Only the lines from the start of the data to the line containing "const STRETCH = 1.36;", both included, should be output, exactly and without pictures.

------

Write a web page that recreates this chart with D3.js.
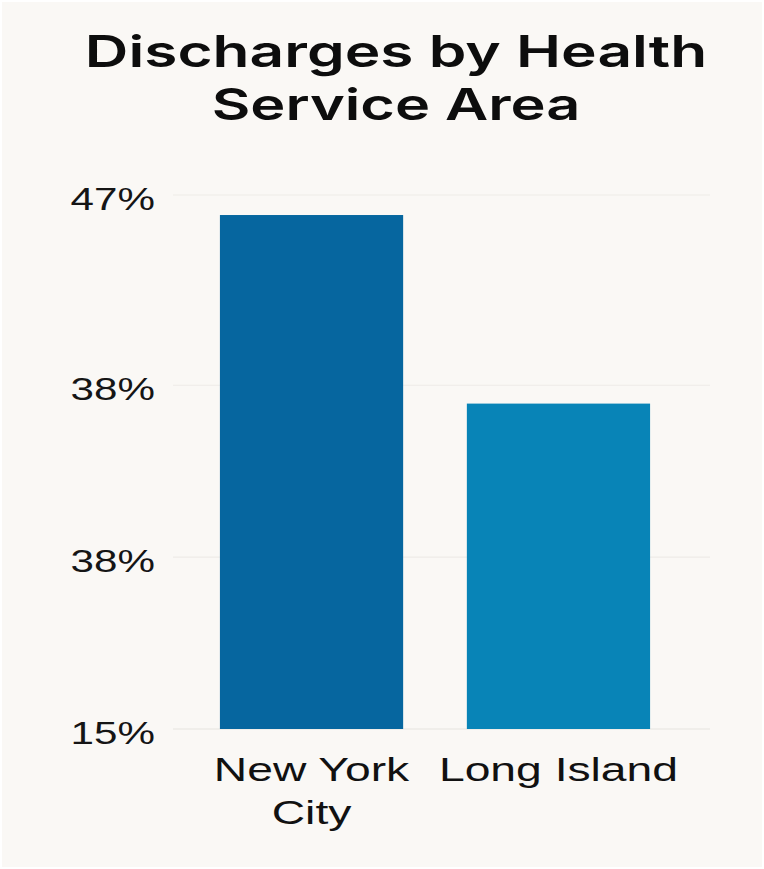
<!DOCTYPE html>
<html>
<head>
<meta charset="utf-8">
<script src="https://cdn.jsdelivr.net/npm/d3@7/dist/d3.min.js"></script>
<style>
  html, body { margin: 0; padding: 0; background: #ffffff; }
  svg { display: block; }
</style>
</head>
<body>
<script>
// Chart data
const categories = ["New York City", "Long Island"];
const categoryLines = [["New York", "City"], ["Long Island"]];
const values = [45.8, 34.5];
const barColors = ["#06669f", "#0884b7"];
const tickValues = [15, 25.3, 35.6, 47];
const tickLabels = ["15%", "38%", "38%", "47%"];
const titleLines = ["Discharges by Health", "Service Area"];

const W = 764, H = 869;
const STRETCH = 1.36; // wide lettering used for all text

const svg = d3.select("body").append("svg")
  .attr("width", W).attr("height", H);

svg.append("rect")
  .attr("x", 2).attr("y", 2)
  .attr("width", W - 4).attr("height", H - 4)
  .attr("fill", "#faf8f5");

const font = "'Liberation Sans', Arial, Helvetica, sans-serif";
const titleFont = "Inter, 'Liberation Sans', Arial, sans-serif";

// helper: horizontally stretched text anchored at (x, y)
function stretchedText(parent, x, y, str, opts) {
  const g = parent.append("g")
    .attr("transform", `translate(${x},${y}) scale(${opts.stretch || STRETCH},1)`);
  return g.append("text")
    .attr("x", 0).attr("y", 0)
    .attr("text-anchor", opts.anchor || "middle")
    .attr("font-family", opts.family || font)
    .attr("font-size", opts.size)
    .attr("font-weight", opts.weight || "normal")
    .attr("fill", opts.fill || "#111")
    .text(str);
}

// Title: medium-weight face, widened to the width of the stretched bold Arial line
titleLines.forEach((t, i) => {
  const probe = svg.append("text")
    .attr("font-family", font).attr("font-size", 45).attr("font-weight", "bold")
    .text(t);
  const target = probe.node().getComputedTextLength() * STRETCH;
  probe.remove();
  const probe2 = svg.append("text")
    .attr("font-family", titleFont).attr("font-size", 44).attr("font-weight", 600)
    .text(t);
  const natural = probe2.node().getComputedTextLength();
  probe2.remove();
  stretchedText(svg, 396, 67 + i * 53, t, {
    size: 44, weight: 600, family: titleFont, fill: "#0d0d0d", stretch: target / natural
  });
});

// Scales
const y = d3.scaleLinear().domain([15, 47]).range([729, 195]);
const x = d3.scaleBand().domain(categories).range([173, 697])
  .paddingInner(0.258).paddingOuter(0.19);

// Gridlines
svg.append("g").selectAll("line")
  .data(tickValues)
  .join("line")
  .attr("x1", 173).attr("x2", 710)
  .attr("y1", d => y(d)).attr("y2", d => y(d))
  .attr("stroke", d => d === tickValues[0] ? "#e6e3df" : "#eeebe7")
  .attr("stroke-width", 1.2);

// Bars
svg.append("g").selectAll("rect")
  .data(categories)
  .join("rect")
  .attr("x", d => x(d))
  .attr("width", x.bandwidth())
  .attr("y", (d, i) => y(values[i]))
  .attr("height", (d, i) => y(15) - y(values[i]))
  .attr("fill", (d, i) => barColors[i]);

// Y tick labels
tickValues.forEach((v, i) => {
  stretchedText(svg, 155, y(v) + 15, tickLabels[i], { size: 31, anchor: "end", fill: "#151515" });
});

// X category labels
categories.forEach((c, i) => {
  const cx = x(c) + x.bandwidth() / 2;
  categoryLines[i].forEach((line, j) => {
    stretchedText(svg, cx, 781 + j * 43, line, { size: 34, fill: "#111" });
  });
});
</script>
</body>
</html>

------

### CORRECT OUTPUT
Write a web page that recreates this chart with D3.js.
<!DOCTYPE html>
<html>
<head>
<meta charset="utf-8">
<script src="https://cdn.jsdelivr.net/npm/d3@7/dist/d3.min.js"></script>
<style>
  html, body { margin: 0; padding: 0; background: #ffffff; }
  svg { display: block; }
</style>
</head>
<body>
<script>
// Chart data
const categories = ["New York City", "Long Island"];
const categoryLines = [["New York", "City"], ["Long Island"]];
const values = [45.8, 34.5];
const barColors = ["#06669f", "#0884b7"];
const tickValues = [15, 25.3, 35.6, 47];
const tickLabels = ["15%", "38%", "38%", "47%"];
const titleLines = ["Discharges by Health", "Service Area"];

const W = 764, H = 869;
const STRETCH = 1.36; // wide lettering used for all text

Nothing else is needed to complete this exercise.